▶ _TASK OBJECTIVE_: Can you print the data exactly and leave out each image?

▶ _STORED DATA_:
####

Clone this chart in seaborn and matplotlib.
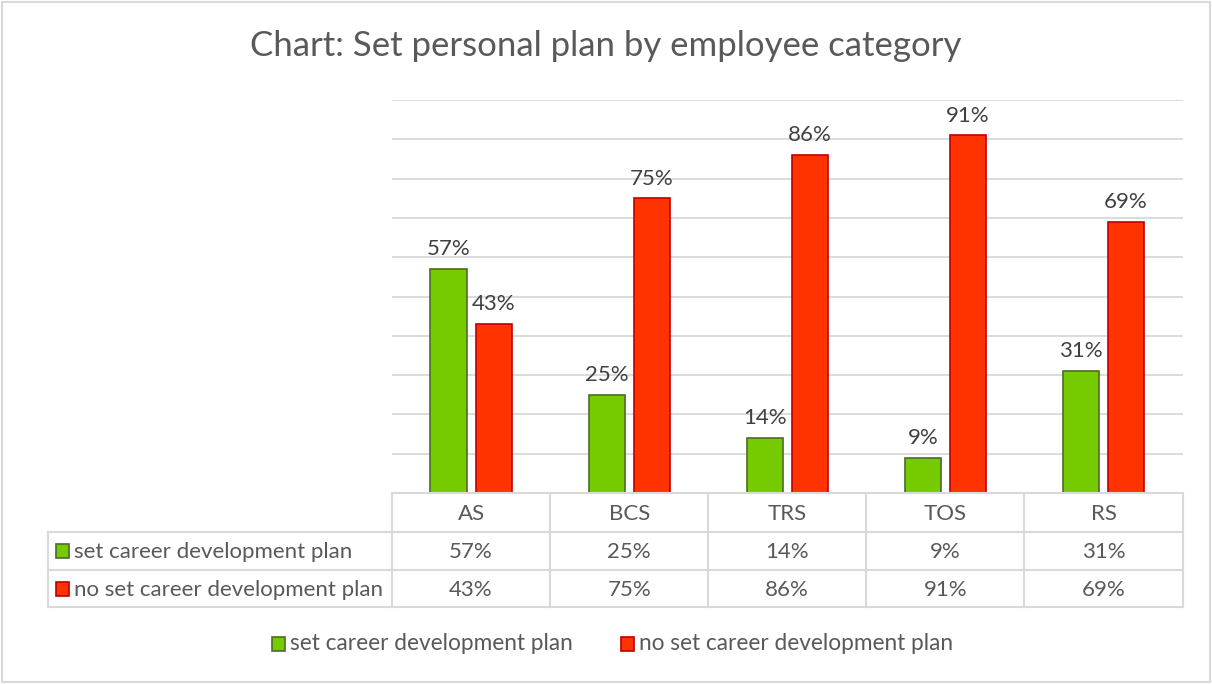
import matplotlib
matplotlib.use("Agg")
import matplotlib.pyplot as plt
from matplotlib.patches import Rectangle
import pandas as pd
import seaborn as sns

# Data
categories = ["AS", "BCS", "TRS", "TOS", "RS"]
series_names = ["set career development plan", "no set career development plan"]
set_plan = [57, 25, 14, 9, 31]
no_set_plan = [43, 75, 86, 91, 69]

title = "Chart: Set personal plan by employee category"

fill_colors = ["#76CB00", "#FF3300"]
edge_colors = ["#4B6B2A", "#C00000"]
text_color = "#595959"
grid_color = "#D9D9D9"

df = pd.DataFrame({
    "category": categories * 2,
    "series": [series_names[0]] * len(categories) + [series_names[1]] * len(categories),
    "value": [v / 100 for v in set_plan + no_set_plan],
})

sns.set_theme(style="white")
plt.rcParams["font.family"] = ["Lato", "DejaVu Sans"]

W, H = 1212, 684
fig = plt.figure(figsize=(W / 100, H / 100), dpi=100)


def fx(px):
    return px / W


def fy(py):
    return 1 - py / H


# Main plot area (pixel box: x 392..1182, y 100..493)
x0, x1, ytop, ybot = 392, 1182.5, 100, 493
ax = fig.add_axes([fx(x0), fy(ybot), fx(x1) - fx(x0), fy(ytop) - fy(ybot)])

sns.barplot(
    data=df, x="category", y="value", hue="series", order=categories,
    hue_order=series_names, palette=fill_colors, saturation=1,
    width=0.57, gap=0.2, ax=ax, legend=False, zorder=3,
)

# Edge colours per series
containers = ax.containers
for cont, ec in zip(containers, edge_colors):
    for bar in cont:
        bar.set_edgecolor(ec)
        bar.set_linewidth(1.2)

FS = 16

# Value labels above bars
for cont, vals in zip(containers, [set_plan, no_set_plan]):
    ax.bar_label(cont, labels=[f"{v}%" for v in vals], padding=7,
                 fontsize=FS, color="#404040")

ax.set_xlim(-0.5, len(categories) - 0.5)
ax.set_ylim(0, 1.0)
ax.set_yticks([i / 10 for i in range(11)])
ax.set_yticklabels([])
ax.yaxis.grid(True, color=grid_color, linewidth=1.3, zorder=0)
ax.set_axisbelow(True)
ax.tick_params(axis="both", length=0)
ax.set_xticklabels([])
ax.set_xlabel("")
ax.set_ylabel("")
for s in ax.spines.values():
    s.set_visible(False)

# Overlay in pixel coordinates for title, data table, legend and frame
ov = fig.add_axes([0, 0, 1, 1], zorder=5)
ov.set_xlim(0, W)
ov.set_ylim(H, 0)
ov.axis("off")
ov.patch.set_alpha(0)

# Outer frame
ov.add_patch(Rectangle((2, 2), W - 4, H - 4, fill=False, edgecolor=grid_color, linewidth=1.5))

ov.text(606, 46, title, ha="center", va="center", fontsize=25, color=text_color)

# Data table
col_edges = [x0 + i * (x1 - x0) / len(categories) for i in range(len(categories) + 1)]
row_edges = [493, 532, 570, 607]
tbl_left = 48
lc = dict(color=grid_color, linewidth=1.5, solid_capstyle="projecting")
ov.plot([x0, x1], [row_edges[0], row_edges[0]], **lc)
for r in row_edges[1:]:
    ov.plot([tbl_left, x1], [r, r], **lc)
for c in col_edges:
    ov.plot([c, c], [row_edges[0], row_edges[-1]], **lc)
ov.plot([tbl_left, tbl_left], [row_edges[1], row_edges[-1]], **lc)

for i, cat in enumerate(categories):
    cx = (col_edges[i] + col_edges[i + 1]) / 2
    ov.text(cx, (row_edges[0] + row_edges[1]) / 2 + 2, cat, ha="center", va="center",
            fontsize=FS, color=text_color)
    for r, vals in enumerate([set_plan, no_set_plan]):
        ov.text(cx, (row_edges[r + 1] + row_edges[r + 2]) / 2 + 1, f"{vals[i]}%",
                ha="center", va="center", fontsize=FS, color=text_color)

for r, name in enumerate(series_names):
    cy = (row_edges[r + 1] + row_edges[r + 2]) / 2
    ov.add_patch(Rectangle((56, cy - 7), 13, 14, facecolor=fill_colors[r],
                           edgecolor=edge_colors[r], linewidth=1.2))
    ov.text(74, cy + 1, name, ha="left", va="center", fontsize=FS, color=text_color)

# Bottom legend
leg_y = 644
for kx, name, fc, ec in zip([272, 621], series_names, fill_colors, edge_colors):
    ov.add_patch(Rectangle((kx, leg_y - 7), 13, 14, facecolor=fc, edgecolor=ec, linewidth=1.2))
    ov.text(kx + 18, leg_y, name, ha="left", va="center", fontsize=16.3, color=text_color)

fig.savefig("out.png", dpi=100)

####

▶ _EXERCISE RESULT_:
Clone this chart in seaborn and matplotlib.
import matplotlib
matplotlib.use("Agg")
import matplotlib.pyplot as plt
from matplotlib.patches import Rectangle
import pandas as pd
import seaborn as sns

# Data
categories = ["AS", "BCS", "TRS", "TOS", "RS"]
series_names = ["set career development plan", "no set career development plan"]
set_plan = [57, 25, 14, 9, 31]
no_set_plan = [43, 75, 86, 91, 69]

title = "Chart: Set personal plan by employee category"

fill_colors = ["#76CB00", "#FF3300"]
edge_colors = ["#4B6B2A", "#C00000"]
text_color = "#595959"
grid_color = "#D9D9D9"

df = pd.DataFrame({
    "category": categories * 2,
    "series": [series_names[0]] * len(categories) + [series_names[1]] * len(categories),
    "value": [v / 100 for v in set_plan + no_set_plan],
})

sns.set_theme(style="white")
plt.rcParams["font.family"] = ["Lato", "DejaVu Sans"]

W, H = 1212, 684
fig = plt.figure(figsize=(W / 100, H / 100), dpi=100)


def fx(px):
    return px / W


def fy(py):
    return 1 - py / H


# Main plot area (pixel box: x 392..1182, y 100..493)
x0, x1, ytop, ybot = 392, 1182.5, 100, 493
ax = fig.add_axes([fx(x0), fy(ybot), fx(x1) - fx(x0), fy(ytop) - fy(ybot)])

sns.barplot(
    data=df, x="category", y="value", hue="series", order=categories,
    hue_order=series_names, palette=fill_colors, saturation=1,
    width=0.57, gap=0.2, ax=ax, legend=False, zorder=3,
)

# Edge colours per series
containers = ax.containers
for cont, ec in zip(containers, edge_colors):
    for bar in cont:
        bar.set_edgecolor(ec)
        bar.set_linewidth(1.2)

FS = 16

# Value labels above bars
for cont, vals in zip(containers, [set_plan, no_set_plan]):
    ax.bar_label(cont, labels=[f"{v}%" for v in vals], padding=7,
                 fontsize=FS, color="#404040")

ax.set_xlim(-0.5, len(categories) - 0.5)
ax.set_ylim(0, 1.0)
ax.set_yticks([i / 10 for i in range(11)])
ax.set_yticklabels([])
ax.yaxis.grid(True, color=grid_color, linewidth=1.3, zorder=0)
ax.set_axisbelow(True)
ax.tick_params(axis="both", length=0)
ax.set_xticklabels([])
ax.set_xlabel("")
ax.set_ylabel("")
for s in ax.spines.values():
    s.set_visible(False)

# Overlay in pixel coordinates for title, data table, legend and frame
ov = fig.add_axes([0, 0, 1, 1], zorder=5)
ov.set_xlim(0, W)
ov.set_ylim(H, 0)
ov.axis("off")
ov.patch.set_alpha(0)

# Outer frame
ov.add_patch(Rectangle((2, 2), W - 4, H - 4, fill=False, edgecolor=grid_color, linewidth=1.5))

ov.text(606, 46, title, ha="center", va="center", fontsize=25, color=text_color)

# Data table
col_edges = [x0 + i * (x1 - x0) / len(categories) for i in range(len(categories) + 1)]
row_edges = [493, 532, 570, 607]
tbl_left = 48
lc = dict(color=grid_color, linewidth=1.5, solid_capstyle="projecting")
ov.plot([x0, x1], [row_edges[0], row_edges[0]], **lc)
for r in row_edges[1:]:
    ov.plot([tbl_left, x1], [r, r], **lc)
for c in col_edges:
    ov.plot([c, c], [row_edges[0], row_edges[-1]], **lc)
ov.plot([tbl_left, tbl_left], [row_edges[1], row_edges[-1]], **lc)

for i, cat in enumerate(categories):
    cx = (col_edges[i] + col_edges[i + 1]) / 2
    ov.text(cx, (row_edges[0] + row_edges[1]) / 2 + 2, cat, ha="center", va="center",
            fontsize=FS, color=text_color)
    for r, vals in enumerate([set_plan, no_set_plan]):
        ov.text(cx, (row_edges[r + 1] + row_edges[r + 2]) / 2 + 1, f"{vals[i]}%",
                ha="center", va="center", fontsize=FS, color=text_color)

for r, name in enumerate(series_names):
    cy = (row_edges[r + 1] + row_edges[r + 2]) / 2
    ov.add_patch(Rectangle((56, cy - 7), 13, 14, facecolor=fill_colors[r],
                           edgecolor=edge_colors[r], linewidth=1.2))
    ov.text(74, cy + 1, name, ha="left", va="center", fontsize=FS, color=text_color)

# Bottom legend
leg_y = 644
for kx, name, fc, ec in zip([272, 621], series_names, fill_colors, edge_colors):
    ov.add_patch(Rectangle((kx, leg_y - 7), 13, 14, facecolor=fc, edgecolor=ec, linewidth=1.2))
    ov.text(kx + 18, leg_y, name, ha="left", va="center", fontsize=16.3, color=text_color)

fig.savefig("out.png", dpi=100)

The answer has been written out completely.